Pep Guardiola launched a characteristically counterintuitive defence of his approach after half-time in Manchester City’s draw against RB Leipzig. City were held to a disappointing 1-1 score in the first leg of their Champions League last-16 tie, but despite being dominated for long periods of the second half Guardiola refused to make a single substitution, and afterwards explained that he was wary of Leipzig’s danger on the counterattack.
“My expectations were not high,” he said. “I had the feeling that the tie would be decided in the second leg. It’s 180 minutes and I didn’t want to lose 4-0 or 4-3 here. We had four games in 10 days, we come here, and then the day after tomorrow we fly to Bournemouth. I put all this in perspective and I am so delighted for the game we played. It’s the Champions League. Such a demanding competition.”

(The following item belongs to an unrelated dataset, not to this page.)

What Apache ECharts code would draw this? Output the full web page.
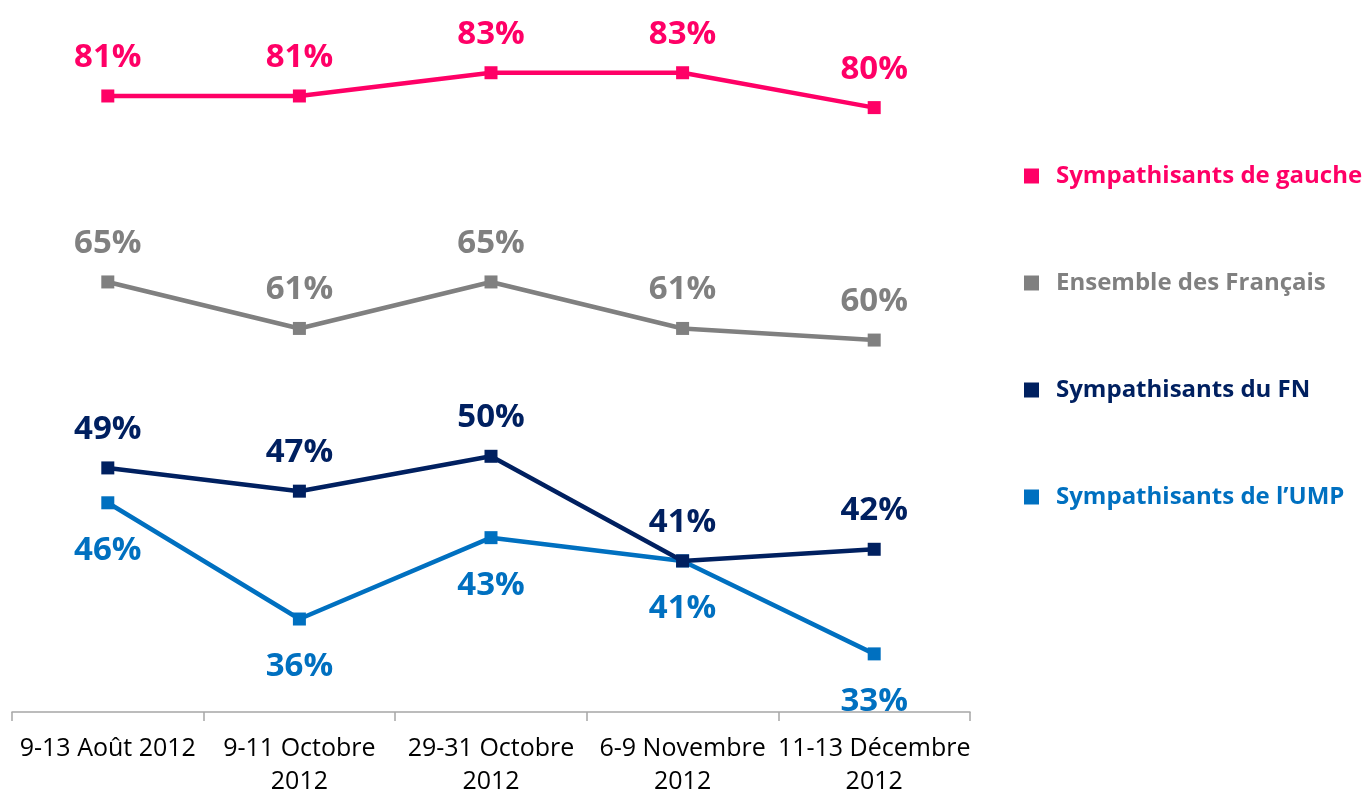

“We don’t have the team to compete with them in the transitions. They are better than us, they are faster and quicker. In these situations German teams are better than us. We had to have a lot of control.” And as ever with Guardiola, there was a sarcastic barb aimed at his critics. “Maybe in the second leg,” he added, “I will decide to be crazy and play with nine strikers.”
Guardiola summoned his team into a huddle on the pitch after the game and later clarified that he was congratulating his players, not admonishing them. “Their heads were down,” he said. “[I asked them] Why are your heads down? That was really good. They played the game they should play.”
RB Leipzig’s manager Marco Rose, meanwhile, paid tribute to his side’s recovery. “We were not in Champions League mode in the first half,” he said. “Too little accuracy, too little activity, we lost too many first and second balls. It was a completely bad first half. The second half was very good. We are still there, we are still in the tie, and there are lots of things to take out of this game.”